Sur cette base, l’équipe de recherche a calculé les coûts de production globaux en Afrique et le prix de l’hydrogène vert exporté vers l’Europe. Si les opérateurs devaient supporter seuls les risques d’investissement à un taux d’intérêt correspondant à la situation actuelle, le prix le plus bas possible de l’hydrogène sur le continent serait légèrement inférieur à 5 €/kg. Dans le cas de garanties accordées par les gouvernements européens et de taux d’intérêt plus bas, le prix le plus bas possible descendrait à 3 €/kg. Même dans ces conditions très favorables, les pays africains seraient confrontés à une concurrence acharnée de la part d’autres régions. Par exemple, lors d’une enchère de la Banque européenne de l’hydrogène pour des subventions destinées à des projets d’hydrogène vert en Europe en 2024, le prix le plus bas d’une offre retenue était inférieur à 3 €/kg.

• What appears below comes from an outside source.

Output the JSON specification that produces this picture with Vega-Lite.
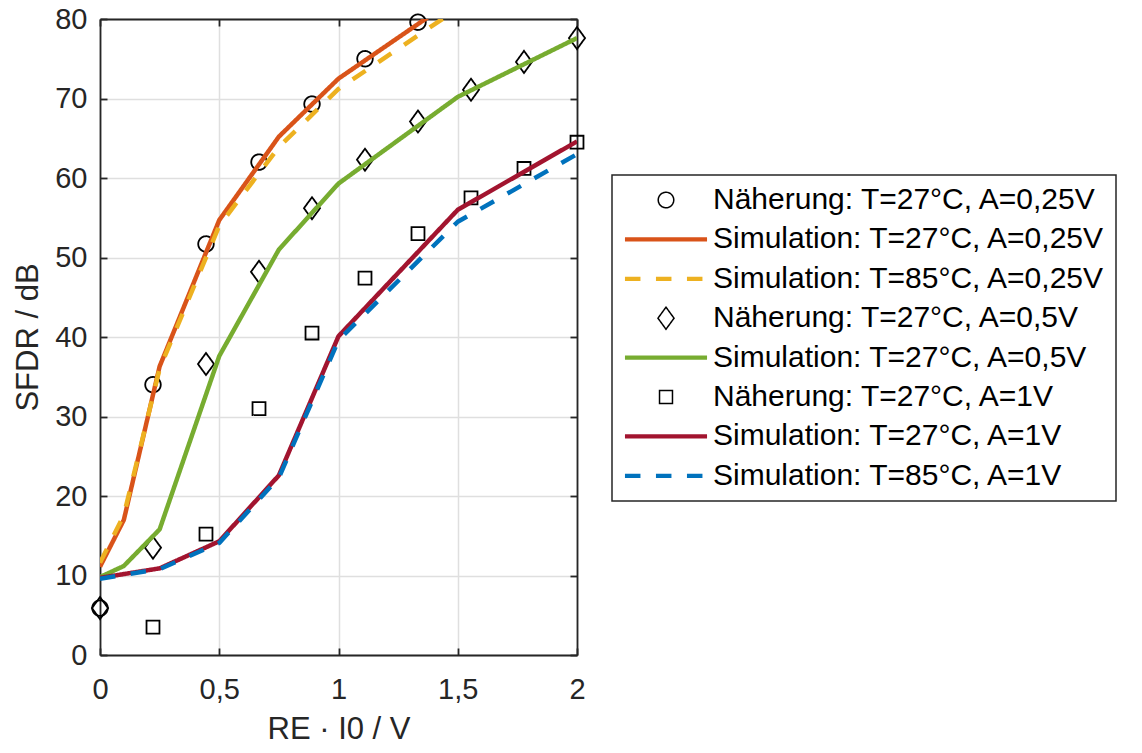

« Produire de l’hydrogène vert en Afrique pour l’exporter vers l’Europe coûte beaucoup plus cher qu’on ne le pensait auparavant », explique Stephanie Hirmer, professeure en croissance compatible avec le climat à l’université d’Oxford. « Les calculs de prix effectués jusqu’à présent n’ont pas suffisamment pris en compte les risques sociopolitiques. »
Environ 200 sites présentant un potentiel de production compétitive
L’équipe de recherche a appliqué son modèle à plus de 10 000 sites. En supposant que des garanties de prix et d’achat soient fournies, seuls environ 200 sites pourraient atteindre un prix de 3 €/kg aux taux d’intérêt élevés actuels et auraient donc le potentiel d’atteindre une compétitivité économique d’ici 2030. Ces sites se trouvent en Algérie, au Kenya, en Mauritanie, au Maroc, en Namibie et au Soudan. Cependant, l’étude n’a pu prendre en compte que les risques sécuritaires au niveau national. Étant donné que de nombreux sites par ailleurs optimaux sont situés dans des régions instables, le nombre de sites potentiellement compétitifs pourrait être encore réduit.
« Les sites de production africains ne peuvent être compétitifs pour les exportations vers l’Europe que si les pays européens garantissent qu’ils achèteront certaines quantités d’hydrogène à des prix fixes », ajoute Florian Egli. « Des garanties de défaut de paiement, telles que celles fournies par la Banque mondiale, seraient également utiles. Seuls des instruments politiques de ce type permettront d’établir un commerce d’hydrogène vert entre l’Afrique et l’Europe, ce qui pourrait entraîner une baisse des coûts à long terme. »
Indépendamment de la question des coûts, les chercheurs considèrent que des accords stables sont une condition préalable à une politique industrielle et de développement des États africains axée sur le succès à long terme. « C’est aussi une question d’équité », conclut Stephanie Hirmer. « Si l’engouement actuel n’est pas soutenu par des mesures politiques significatives, nous risquons de voir se développer des projets qui ne sont ni rentables ni créateurs de valeur ajoutée pour les populations locales. »
Egli, F., Schneider, F., Leonard, A., Halloran, C., Salmon, N., Schmidt, T. & Hirmer, S., Mapping the cost competitiveness of African green hydrogen imports to Europe. Nat. Energy (2025). DOI: 10.1038/s41560-025-01768-y
Method of the model : Halloran, C., Leonard, A., Salmon, N., Müller, L. & Hirmer, S. (2024). GeoH2 model: Geospatial cost optimization of green hydrogen production including storage and transportation. MethodsX, Volume 12, 102660.
Le modèle de calcul des coûts est disponible sous une licence libre CC-BY-4.0.